2. All of these tourists,riding scooters in the mist and drizzle for hours wearing thin plastic ponchos and old, tattered open-face helmets with no face protection, were not going to see anything when they got to Ma Pi Leng because the clouds were so low and visibility was down to maybe 100 feet at most. We had been lucky and arrived before the weather changed.

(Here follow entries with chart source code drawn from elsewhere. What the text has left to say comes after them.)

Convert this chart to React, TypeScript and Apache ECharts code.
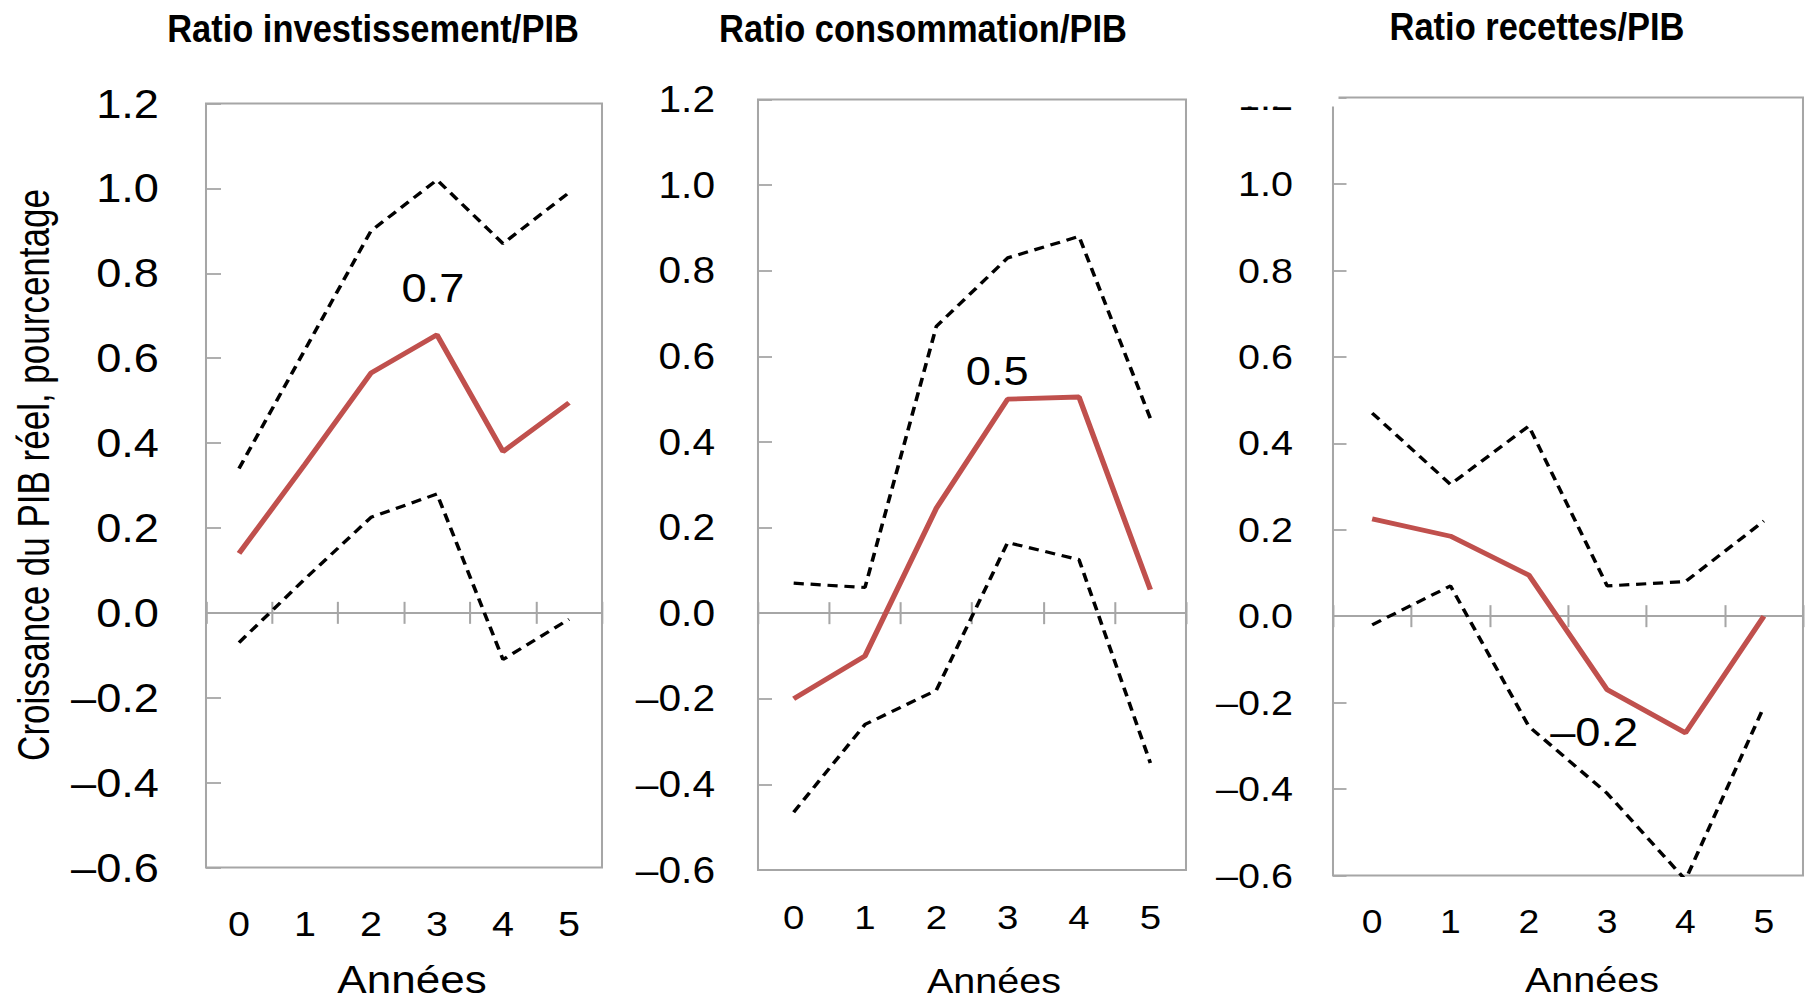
import React, { useEffect, useRef } from 'react';
import * as echarts from 'echarts';

// ---------- data ----------
const years = ['0', '1', '2', '3', '4', '5'];
const panelTitles = ['Ratio investissement/PIB', 'Ratio consommation/PIB', 'Ratio recettes/PIB'];
const yAxisTitle = 'Croissance du PIB réel, pourcentage';
const xAxisTitle = 'Années';
const yMin = -0.6;
const yMax = 1.2;
const yStep = 0.2;

const investMid = [0.14, 0.35, 0.565, 0.655, 0.38, 0.495];
const investUpper = [0.34, 0.62, 0.9, 1.02, 0.87, 0.99];
const investLower = [-0.07, 0.08, 0.225, 0.28, -0.11, -0.015];

const consoMid = [-0.2, -0.1, 0.245, 0.5, 0.505, 0.055];
const consoUpper = [0.07, 0.06, 0.67, 0.83, 0.88, 0.455];
const consoLower = [-0.465, -0.26, -0.18, 0.165, 0.125, -0.35];

const recMid = [0.225, 0.185, 0.095, -0.17, -0.27, 0.0];
const recUpper = [0.47, 0.305, 0.44, 0.07, 0.08, 0.22];
const recLower = [-0.02, 0.07, -0.255, -0.41, -0.61, -0.21];

const noteTexts = ['0.7', '0.5', '–0.2'];
const noteYears = ['3', '3', '3'];
const noteValues = [0.765, 0.566, -0.269];

const midSeries = [investMid, consoMid, recMid];
const upperSeries = [investUpper, consoUpper, recUpper];
const lowerSeries = [investLower, consoLower, recLower];

// ---------- layout / style ----------
const S = 1.13; // horizontal stretch of the picture
const W0 = Math.ceil(1806 / S);
const FONT = "'Liberation Sans', Arial, sans-serif";
const GRAY = '#a6a6a6';
const RED = '#c0504d';

const layout = [
  { left: 206, top: 103.5, width: 396, height: 764, yFont: 40, xFont: 35, yMargin: 47, xMargin: 39, tick: 15,
    titleX: 373, titleY: 28.5, nameX: 412, nameY: 979, nameFont: 39, noteDx: -4 },
  { left: 758, top: 99.5, width: 428, height: 770.5, yFont: 36, xFont: 34, yMargin: 43, xMargin: 30, tick: 14,
    titleX: 923, titleY: 28.5, nameX: 994, nameY: 981, nameFont: 35, noteDx: -10.5 },
  { left: 1333, top: 97.5, width: 470, height: 778, yFont: 35, xFont: 33, yMargin: 40, xMargin: 29, tick: 13.5,
    titleX: 1537, titleY: 26.5, nameX: 1592, nameY: 980, nameFont: 35, noteDx: -13 },
];

const fmt = (v: number) => {
  const r = Math.round(v * 10) / 10;
  if (Math.abs(r) < 1e-9) return '0.0';
  return (r < 0 ? '–' : '') + Math.abs(r).toFixed(1);
};

function buildOption() {
  const grid: any[] = [];
  const xAxis: any[] = [];
  const yAxis: any[] = [];
  const series: any[] = [];
  const graphic: any[] = [];

  layout.forEach((L, p) => {
    grid.push({
      left: L.left / S, top: L.top, width: L.width / S, height: L.height,
      show: true, borderColor: GRAY, borderWidth: 1.8, backgroundColor: 'transparent',
    });
    yAxis.push({
      gridIndex: p, type: 'value', min: yMin, max: yMax, interval: yStep,
      axisLine: { show: false },
      axisTick: { show: true, inside: true, length: L.tick / S, lineStyle: { color: GRAY, width: 1.8 } },
      axisLabel: { fontSize: L.yFont, color: '#000', fontFamily: FONT, margin: L.yMargin / S, formatter: fmt },
      splitLine: { show: false },
    });
    // zero line with downward ticks
    xAxis.push({
      gridIndex: p, type: 'category', data: years, position: 'bottom',
      axisLine: { show: true, onZero: true, onZeroAxisIndex: p, lineStyle: { color: GRAY, width: 1.8 } },
      axisTick: { show: true, inside: false, length: 11, lineStyle: { color: GRAY, width: 1.8 } },
      axisLabel: { show: false }, splitLine: { show: false },
    });
    // upward ticks on zero line
    xAxis.push({
      gridIndex: p, type: 'category', data: years, position: 'bottom',
      axisLine: { show: false, onZero: true, onZeroAxisIndex: p },
      axisTick: { show: true, inside: true, length: 11, lineStyle: { color: GRAY, width: 1.8 } },
      axisLabel: { show: false }, splitLine: { show: false },
    });
    // labels at bottom
    xAxis.push({
      gridIndex: p, type: 'category', data: years, position: 'bottom',
      axisLine: { show: false, onZero: false }, axisTick: { show: false },
      axisLabel: { show: true, fontSize: L.xFont, color: '#000', fontFamily: FONT, margin: L.xMargin },
      splitLine: { show: false },
    });

    const xi = p * 3;
    const dashed = { color: '#000', width: 3.2, type: [9, 6] };
    series.push({
      type: 'line', name: 'upper' + p, xAxisIndex: xi, yAxisIndex: p, data: upperSeries[p],
      symbol: 'none', lineStyle: dashed, z: 3,
    });
    series.push({
      type: 'line', name: 'lower' + p, xAxisIndex: xi, yAxisIndex: p, data: lowerSeries[p],
      symbol: 'none', lineStyle: dashed, z: 3,
    });
    series.push({
      type: 'line', name: 'mid' + p, xAxisIndex: xi, yAxisIndex: p, data: midSeries[p],
      symbol: 'none', lineStyle: { color: RED, width: 4.8 }, z: 4,
      markPoint: {
        symbol: 'circle', symbolSize: 1, itemStyle: { color: 'rgba(0,0,0,0)' },
        data: [{ coord: [noteYears[p], noteValues[p]], value: noteTexts[p] }],
        label: {
          show: true, position: 'inside', formatter: noteTexts[p], fontSize: 40, color: '#000',
          fontFamily: FONT, offset: [L.noteDx / S, 0],
        },
      },
    });

    graphic.push({
      type: 'text', x: L.titleX / S, y: L.titleY, scaleX: 0.782, z: 50,
      style: { text: panelTitles[p], fontSize: 39, fontWeight: 'bold', fontFamily: FONT, fill: '#000',
        textAlign: 'center', textVerticalAlign: 'middle' },
    });
    graphic.push({
      type: 'text', x: L.nameX / S, y: L.nameY, z: 50,
      style: { text: xAxisTitle, fontSize: L.nameFont, fontFamily: FONT, fill: '#000',
        textAlign: 'center', textVerticalAlign: 'middle' },
    });
  });

  graphic.push({
    type: 'text', x: 33 / S, y: 475, rotation: Math.PI / 2, scaleX: 0.875, z: 50,
    style: { text: yAxisTitle, fontSize: 40, fontFamily: FONT, fill: '#000',
      textAlign: 'center', textVerticalAlign: 'middle' },
  });
  // blank patch over the top-left corner of the third panel
  graphic.push({
    type: 'rect', z: 60,
    shape: { x: 1225 / S, y: 40, width: (1338.5 - 1225) / S, height: 66.5 },
    style: { fill: '#fff' },
  });

  return {
    animation: false,
    backgroundColor: '#fff',
    textStyle: { fontFamily: FONT },
    grid, xAxis, yAxis, series, graphic,
  };
}

export default function App() {
  const ref = useRef<HTMLDivElement>(null);
  useEffect(() => {
    document.body.style.margin = '0';
    const chart = echarts.init(ref.current as HTMLDivElement, null, { renderer: 'svg' });
    chart.setOption(buildOption() as any);
    return () => chart.dispose();
  }, []);
  return (
    <div style={{ width: 1806, height: 1002, overflow: 'hidden', position: 'relative', background: '#fff' }}>
      <div
        ref={ref}
        style={{ width: W0, height: 1002, transform: `scaleX(${S})`, transformOrigin: '0 0' }}
      />
    </div>
  );
}
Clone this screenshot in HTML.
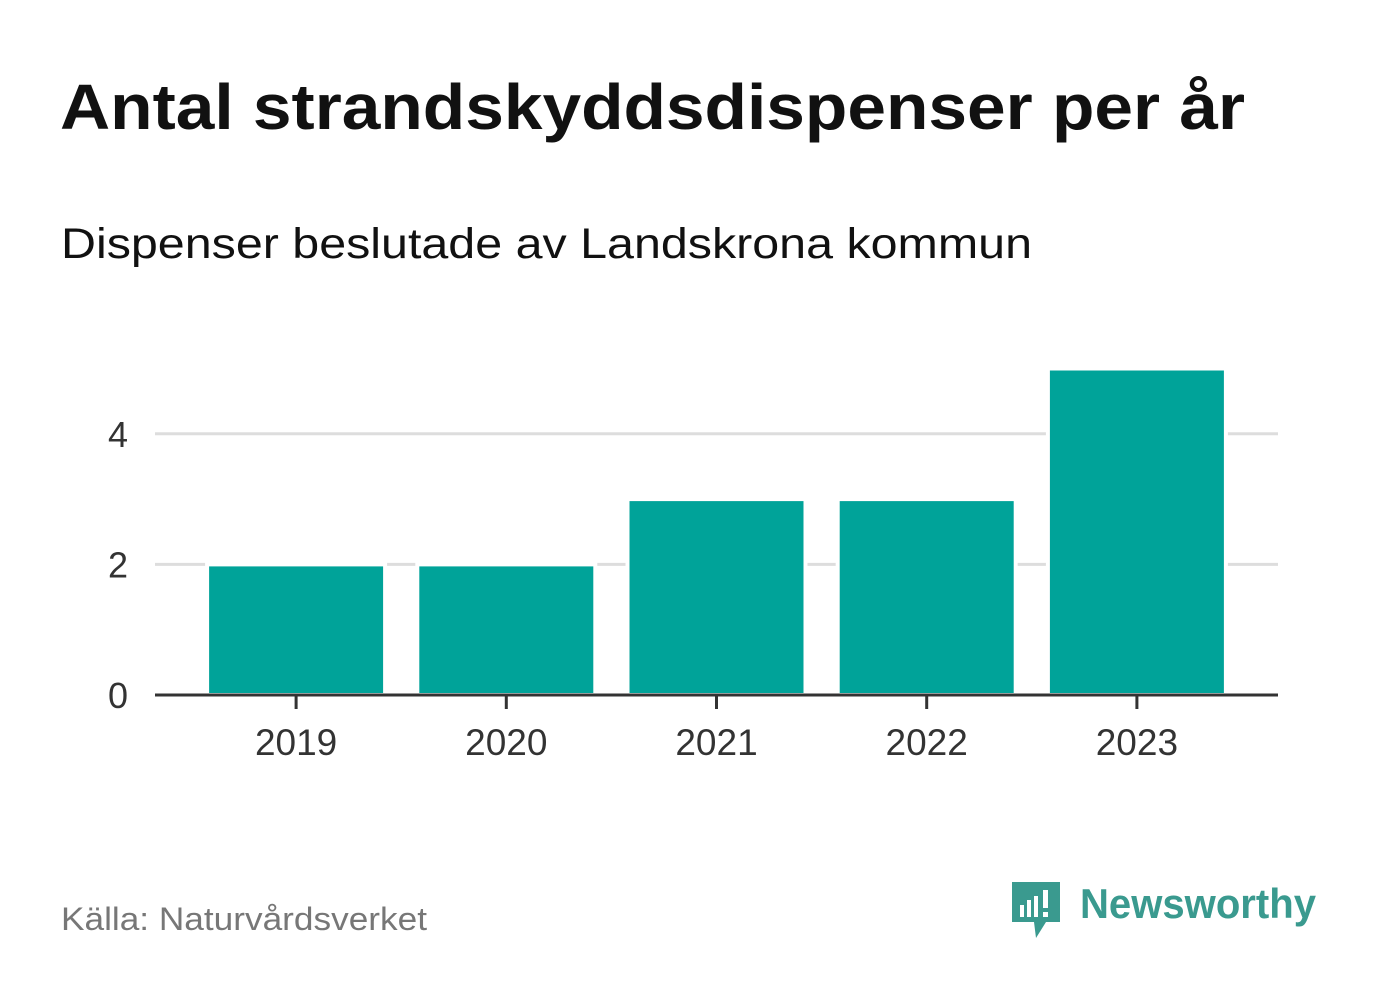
<!DOCTYPE html>
<html><head><meta charset="utf-8"><style>
body{margin:0;width:1382px;height:999px;background:#fff;overflow:hidden;font-family:"Liberation Sans",sans-serif;}
</style></head><body>
<svg width="1382" height="999" xmlns="http://www.w3.org/2000/svg">
<text x="60" y="129" font-size="64" font-weight="bold" fill="#111" textLength="1185" lengthAdjust="spacingAndGlyphs" font-family="Liberation Sans, sans-serif">Antal strandskyddsdispenser per år</text>
<text x="61" y="258" font-size="43" fill="#111" textLength="971" lengthAdjust="spacingAndGlyphs" font-family="Liberation Sans, sans-serif">Dispenser beslutade av Landskrona kommun</text>
<g id="grid"></g><g id="bars"></g><g id="axes"></g>
<text x="61" y="930" font-size="32" fill="#777" textLength="366" lengthAdjust="spacingAndGlyphs" font-family="Liberation Sans, sans-serif">Källa: Naturvårdsverket</text>
<g>
<path d="M1012 882 h48 v40 h-14 l-10 16 l-2 -16 h-22 z" fill="#3a9a8f"/>
<rect x="1020" y="905" width="4" height="12" fill="#fff"/><rect x="1027" y="900" width="4" height="17" fill="#fff"/><rect x="1034" y="896" width="4" height="21" fill="#fff"/><rect x="1043" y="890" width="5" height="18" fill="#fff"/><rect x="1043" y="912" width="5" height="5" fill="#fff"/>
<text x="1080" y="918" font-size="42" font-weight="bold" fill="#3a9a8f" textLength="236" lengthAdjust="spacingAndGlyphs" font-family="Liberation Sans, sans-serif">Newsworthy</text>
</g>
</svg>
<script>
const categories=["2019","2020","2021","2022","2023"];
const values=[2,2,3,3,5];
const yTicks=[0,2,4];
const NS="http://www.w3.org/2000/svg";
const x0=191,step=210.2,y0=695,unit=65.3;
const xs=i=>x0+i*step, ys=v=>y0-v*unit;
function mk(t,a,p){const e=document.createElementNS(NS,t);for(const k in a)e.setAttribute(k,a[k]);p.appendChild(e);return e;}
const g=document.getElementById('grid'),b=document.getElementById('bars'),ax=document.getElementById('axes');
yTicks.forEach(t=>{
 if(t>0){const l=mk('line',{x1:155,x2:1278,y1:ys(t),y2:ys(t),stroke:'#ddd','stroke-width':3},g);
 
 }
 const tx=mk('text',{x:128,y:ys(t)+13,'text-anchor':'end','font-size':36,fill:'#333','font-family':'Liberation Sans, sans-serif'},ax);
 tx.textContent=t;
 
 
});
categories.forEach((c,i)=>{
 const cx=xs(i)+step/2;
 const r=mk('rect',{x:cx-89,y:ys(values[i]),width:178,height:values[i]*unit,fill:'#00a399',stroke:'#fff','stroke-width':4},b);
 
 
 mk('line',{x1:cx,x2:cx,y1:y0,y2:y0+14,stroke:'#333','stroke-width':3},ax);
 const t=mk('text',{x:cx,y:755,'text-anchor':'middle','font-size':37,fill:'#333','font-family':'Liberation Sans, sans-serif'},ax);
 t.textContent=c;
 
 
});
const axl=mk('line',{x1:155,x2:1278,y1:y0,y2:y0,stroke:'#333','stroke-width':3},ax);


</script>
</body></html>
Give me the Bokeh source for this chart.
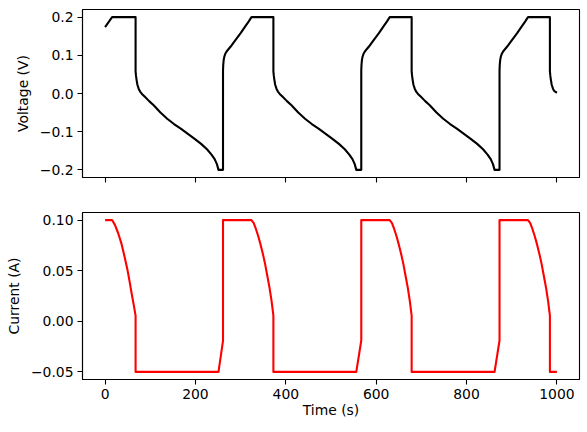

We continued south in limited visibilty past Ha Giang. The roads flattened out more often and we were able to increase our speed when the clouds broke. It was strange to hit 35 mph and even 40 on occasion. Forty miles an hour suddenly felt like we were on an open freeway doing sixty five. The random dog sleeping on the road, chickens or kids would reign us back in. Unfortunately south of Ha Giang the road also becomes clogged with large trucks, and for the first time I was able to find a use for this large 500cc engine, though the roads still made passing difficult.

We ended up at another home this night — Toong Homestay — and had a very enjoyable meal. I wasn’t fully recovered from my food issue of a couple of days ago, so I was very cautious and didn’t eat much.

At dinner we met Jimmy and Soh Kwan from Singapore. They attended University of Houston in the 1980s and returned to Singapore after living in the States for 15 years. They were touring Vietnam with a local guide, Mr Tanh. We really enjoyed their company, and learning more about both Vietnam people and culture from Mr Tanh and Singapore from Jimmy and Soh Kwan. My favorite take-away was Jimmy’s description of housing in Singapore. We were talking about the limited space and expense of housing — especially ground level real estate — and he said something to the effect of “we are all trapped thirty five floors in the air.”

Jimmy and Soh Kwan on the right; Mr Tanh in the center.

Our dinner at Toong Homestay. The family served the guests at one table, then set a separate table next to us and they all sat there. Understandable as it was a large group. I wish I had been feeling better and thought to take photos.